Overall, younger respondents illustrated a trend toward healthy choices – those under 35 were most likely to check the nutrition label and to make decisions according to its content; and nearly 7 in 10 of those who limit ice cream consumption because it’s not a healthy choice are under  35.

Indulging without  compromise

The survey also demonstrated the tremendous appeal that ice cream holds: Americans love ice cream because it’s cool and refreshing on a hot day (62%), because it’s a treat or reward (60%) or because it cheers us up when we’re feeling down (36%).  More than a quarter say ice cream positively reminds them of their childhood. And more than ten percent of Americans say ice cream is the only thing that satisfies their sweet  tooth.

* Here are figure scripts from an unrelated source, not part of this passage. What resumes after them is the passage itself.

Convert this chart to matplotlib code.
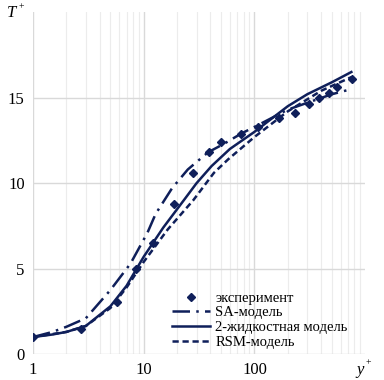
import matplotlib
matplotlib.use("Agg")
import matplotlib.pyplot as plt
from matplotlib.ticker import FixedLocator, NullFormatter

plt.rcParams['font.family'] = ['Liberation Serif', 'DejaVu Serif']

# experiment points
exp_x = [1, 2.7, 5.7, 8.5, 12, 18.7, 28, 39, 50, 76, 108, 165, 230, 310, 380, 470, 560, 760]
exp_t = [1.0, 1.46, 3.05, 5.0, 6.5, 8.8, 10.6, 11.8, 12.4, 12.9, 13.3, 13.8, 14.1, 14.6, 15.0, 15.3, 15.6, 16.1]

# SA model
sa_x = [1, 1.5, 2, 3, 5, 7.6, 10.8, 12.8, 18, 25, 38, 53, 76, 108, 200, 300, 500, 750]
sa_t = [1.0, 1.3, 1.6, 2.1, 3.75, 5.3, 7.1, 8.2, 9.7, 10.8, 11.8, 12.3, 12.9, 13.4, 14.3, 14.7, 15.2, 15.5]

# two-fluid model
tf_x = [1, 1.5, 2, 3, 5, 7, 10, 15, 23, 30, 41, 60, 100, 200, 300, 500, 750]
tf_t = [1.0, 1.15, 1.3, 1.65, 2.8, 4.0, 5.7, 7.4, 9.0, 10.0, 11.0, 12.0, 13.0, 14.5, 15.2, 15.9, 16.5]

# RSM model
rsm_x = [1, 2, 3, 5, 7, 10, 16.5, 28, 43, 58, 100, 200, 400, 750]
rsm_t = [1.0, 1.3, 1.65, 2.7, 3.9, 5.4, 7.3, 9.0, 10.6, 11.4, 12.7, 14.2, 15.4, 16.2]

c = '#0f1f5a'

fig = plt.figure(figsize=(3.84, 3.80), dpi=100)
ax = fig.add_axes([0.086, 0.068, 0.865, 0.90])

ax.plot(exp_x, exp_t, 'D', color=c, markersize=4, label='эксперимент')
ax.plot(sa_x, sa_t, color=c, lw=1.8, dashes=(7, 2.5, 1, 2.5), label='SA-модель')
ax.plot(tf_x, tf_t, color=c, lw=1.8, label='2-жидкостная модель')
ax.plot(rsm_x, rsm_t, color=c, lw=1.8, dashes=(2.5, 1.5), label='RSM-модель')

ax.set_xscale('log')
ax.set_xlim(1, 1000)
ax.set_ylim(0, 20)
ax.xaxis.set_major_locator(FixedLocator([1, 10, 100]))
ax.set_xticklabels(['1', '10', '100'])
ax.xaxis.set_minor_formatter(NullFormatter())
ax.set_yticks([0, 5, 10, 15])
ax.grid(True, which='major', color='#d9d9d9', lw=1)
ax.grid(True, which='minor', axis='x', color='#ececec', lw=0.8)
ax.set_axisbelow(True)
for s in ax.spines.values():
    s.set_visible(False)
ax.tick_params(which='both', length=0, labelsize=12, pad=6)

fig.text(0.03, 0.965, 'T', style='italic', fontsize=12, ha='center', va='center')
fig.text(0.056, 0.982, '+', fontsize=7, ha='center', va='center')
fig.text(0.937, 0.027, 'y', style='italic', fontsize=12, ha='center', va='center')
fig.text(0.958, 0.045, '+', fontsize=7, ha='center', va='center')

ax.legend(loc='upper left', bbox_to_anchor=(0.40, 0.20), frameon=False, fontsize=10.5,
          labelspacing=0.1, handlelength=2.6, handletextpad=0.4, borderaxespad=0)

fig.savefig('out.png', dpi=100)
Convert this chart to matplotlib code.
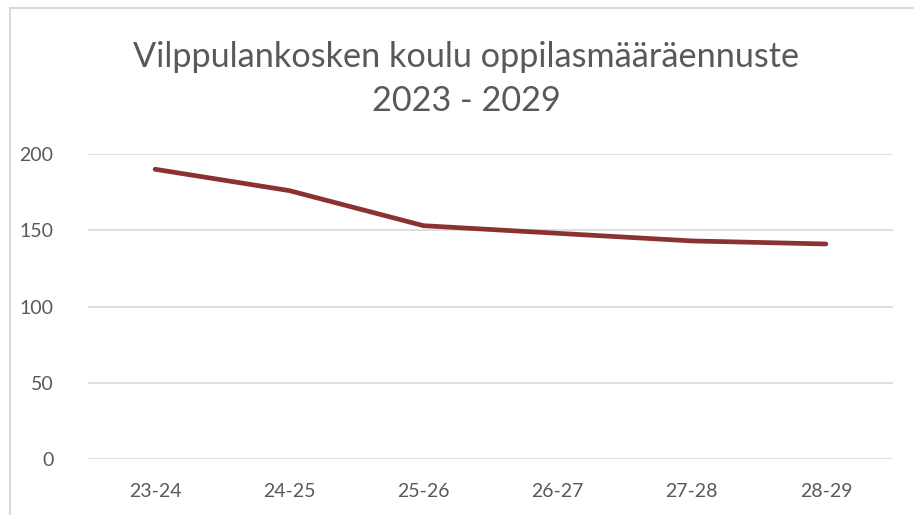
import matplotlib
matplotlib.use("Agg")
import matplotlib.pyplot as plt
from matplotlib.lines import Line2D

categories = ["23-24", "24-25", "25-26", "26-27", "27-28", "28-29"]
values = [190, 176, 153, 148, 143, 141]
yticks = [0, 50, 100, 150, 200]
title = "Vilppulankosken koulu oppilasmääräennuste\n2023 - 2029"

W, H = 914, 515
fig = plt.figure(figsize=(W / 100, H / 100), dpi=100)
fig.patch.set_facecolor("white")

def fx(px):
    return px / W

def fy(py):
    return 1 - py / H

# chart border (top and left visible)
fig.add_artist(Line2D([fx(10), fx(10)], [fy(8), 0], color="#d9d9d9", lw=1.5, transform=fig.transFigure))
fig.add_artist(Line2D([fx(10), 1], [fy(8), fy(8)], color="#d9d9d9", lw=1.5, transform=fig.transFigure))

ax = fig.add_axes([fx(88), fy(459), fx(893) - fx(88), fy(154) - fy(459)])
x = list(range(len(categories)))
ax.plot(x, values, color="#8a3230", lw=3.4, solid_capstyle="round", solid_joinstyle="round", zorder=3)
ax.set_xlim(-0.5, len(categories) - 0.5)
ax.set_ylim(0, 200)
ax.set_yticks(yticks)
ax.set_xticks(x)
ax.set_xticklabels(categories)
ax.grid(axis="y", color="#d9d9d9", lw=1.2)
ax.set_axisbelow(True)
for s in ax.spines.values():
    s.set_visible(False)
ax.tick_params(axis="both", length=0, labelsize=14, colors="#595959", labelfontfamily="Lato")
ax.tick_params(axis="y", pad=25)
ax.tick_params(axis="x", pad=17)
ax.set_facecolor("none")

fig.text(fx(466), fy(79), title, ha="center", va="center", fontsize=24.7, color="#595959",
         family="Lato", linespacing=1.45)

fig.savefig("out.png", dpi=100)
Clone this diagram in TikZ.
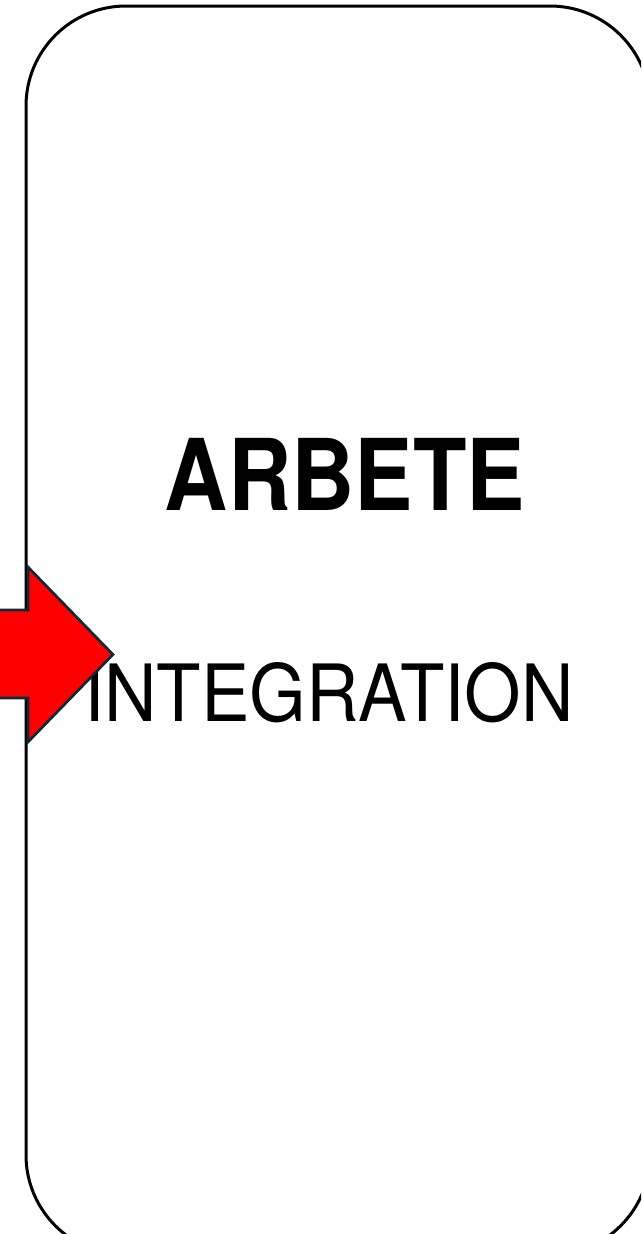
\documentclass[tikz,border=0pt]{standalone}
\usepackage{fontspec}
\setmainfont{TeX Gyre Heros}
\definecolor{arrowedge}{RGB}{13,40,55}
\definecolor{arrowfill}{RGB}{255,0,0}
\tikzset{
  panel/.style={draw=black, line width=3pt, rounded corners=100pt},
  bigarrow/.style={fill=arrowfill, draw=arrowedge, line width=2.6pt, line join=miter},
  titletext/.style={inner sep=0pt, anchor=base, font=\fontsize{99}{99}\selectfont\bfseries},
  subtext/.style={inner sep=0pt, anchor=base, font=\fontsize{79}{79}\selectfont}
}
\begin{document}
\begin{tikzpicture}[x=1pt, y=-1pt]
\useasboundingbox (0,0) rectangle (641,1234);
\clip (0,0) rectangle (641,1234);
\fill[white] (0,0) rectangle (641,1234);
\draw[panel] (26,6) rectangle (650,1255);
\node[titletext] (title) at (345,510) {\scalebox{0.885}[1]{ARBETE}};
\node[subtext] (sub) at (329,721) {\scalebox{0.92}[1]{INTEGRATION}};
\draw[bigarrow] (-10,610) -- (28,610) -- (28,567) -- (113,654.5) -- (28,742) -- (28,698) -- (-10,698) -- cycle;
\end{tikzpicture}
\end{document}
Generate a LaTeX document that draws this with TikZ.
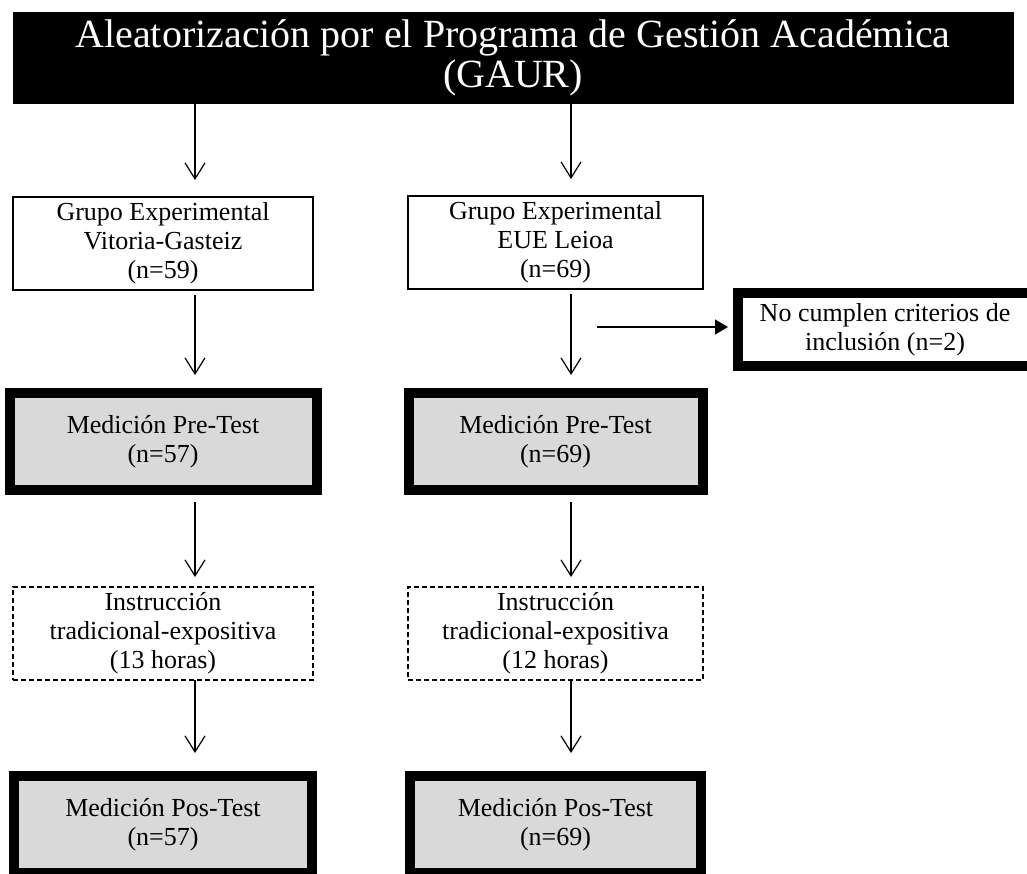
\documentclass[tikz,border=0pt]{standalone}
\usepackage{fontspec}
\setmainfont{Liberation Serif}
\usetikzlibrary{arrows.meta,positioning}
\definecolor{cgray}{RGB}{217,217,217}

\begin{document}
\begin{tikzpicture}[
  x=0.5pt,y=-0.5pt,
  font=\fontsize{13pt}{14.5pt}\selectfont,
  every node/.style={outer sep=0pt,inner sep=2pt,align=center},
  head/.style={draw=black,fill=black,text=white,minimum width=500pt,minimum height=45.5pt,
    font=\fontsize{20pt}{20pt}\selectfont},
  group/.style={draw,line width=0.8pt,minimum height=46.5pt},
  measure/.style={draw,line width=5pt,fill=cgray,minimum height=48.5pt},
  teach/.style={draw,line width=0.9pt,dash pattern=on 2.5pt off 1.5pt,minimum height=46.5pt},
  flow/.style={-{Straight Barb[length=8pt,width=10pt]},line width=0.6pt},
  drop/.style={-{Triangle[length=6.5pt,width=7.5pt]},line width=0.6pt}
]
  \useasboundingbox (0,0) rectangle (1027,873);
  \clip (0,0) rectangle (1027,873);

  \node[head] (gaur) at (513,57.5)
    {Aleatorización por el Programa de Gestión Académica\\(GAUR)};

  % left column
  \node[group,minimum width=150pt] (grupoL) at (163,243.5)
    {Grupo Experimental\\Vitoria-Gasteiz\\(n=59)};
  \node[measure,minimum width=153.5pt,below=51.5pt of grupoL] (preL)
    {Medición Pre-Test\\(n=57)};
  \node[teach,minimum width=150pt,below=48.5pt of preL] (teachL)
    {Instrucción\\tradicional-expositiva\\(13 horas)};
  \node[measure,minimum width=149pt,below=48pt of teachL] (posL)
    {Medición Pos-Test\\(n=57)};

  % right column
  \node[group,minimum width=147.5pt] (grupoR) at (555.5,242.5)
    {Grupo Experimental\\EUE Leioa\\(n=69)};
  \node[measure,minimum width=147pt,below=52pt of grupoR] (preR)
    {Medición Pre-Test\\(n=69)};
  \node[teach,minimum width=147.5pt,below=48.5pt of preR] (teachR)
    {Instrucción\\tradicional-expositiva\\(12 horas)};
  \node[measure,minimum width=145.5pt,below=48pt of teachR] (posR)
    {Medición Pos-Test\\(n=69)};

  % excluded
  \node[draw,line width=5pt,minimum width=147pt,minimum height=36.5pt] (excl) at (885,329.5)
    {No cumplen criterios de\\inclusión (n=2)};

  \coordinate (colL) at (195,0);
  \coordinate (colR) at (571,0);
  \coordinate (split) at (597,327);

  \draw[flow,shorten >=8.5pt] (gaur.south -| colL) -- (grupoL.north -| colL);
  \draw[flow,shorten >=8.5pt] (gaur.south -| colR) -- (grupoR.north -| colR);
  \draw[flow,shorten <=2.5pt,shorten >=9pt] (grupoL.south -| colL) -- (preL.north -| colL);
  \draw[flow,shorten <=2.5pt,shorten >=9pt] (grupoR.south -| colR) -- (preR.north -| colR);
  \draw[flow,shorten <=6pt,shorten >=5pt] (preL.south -| colL) -- (teachL.north -| colL);
  \draw[flow,shorten <=6pt,shorten >=5pt] (preR.south -| colR) -- (teachR.north -| colR);
  \draw[flow,shorten >=11.5pt] (teachL.south -| colL) -- (posL.north -| colL);
  \draw[flow,shorten >=11.5pt] (teachR.south -| colR) -- (posR.north -| colR);
  \draw[drop,shorten >=5pt] (split) -- (excl.west |- split);
\end{tikzpicture}
\end{document}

“People love ice cream for good reason,” said Pandhi. “ARCTIC ZERO was created so that fans of ice cream can indulge – free of concern about dietary restrictions, free of worry about blowing your diet, free of the guilt that can accompany giving in to your cravings and free of compromise on what matters – sweet, creamy taste in a variety of satisfying  flavors.”

ARCTIC ZERO was created by Greg Holtman, who was motivated by the experience of caring for his mother – a type-1 diabetic. While Greg and his family loved ice cream – most frozen desserts were packed with sugar and contained artificial sweeteners and ingredients, so Greg set out to create a healthier  alternative.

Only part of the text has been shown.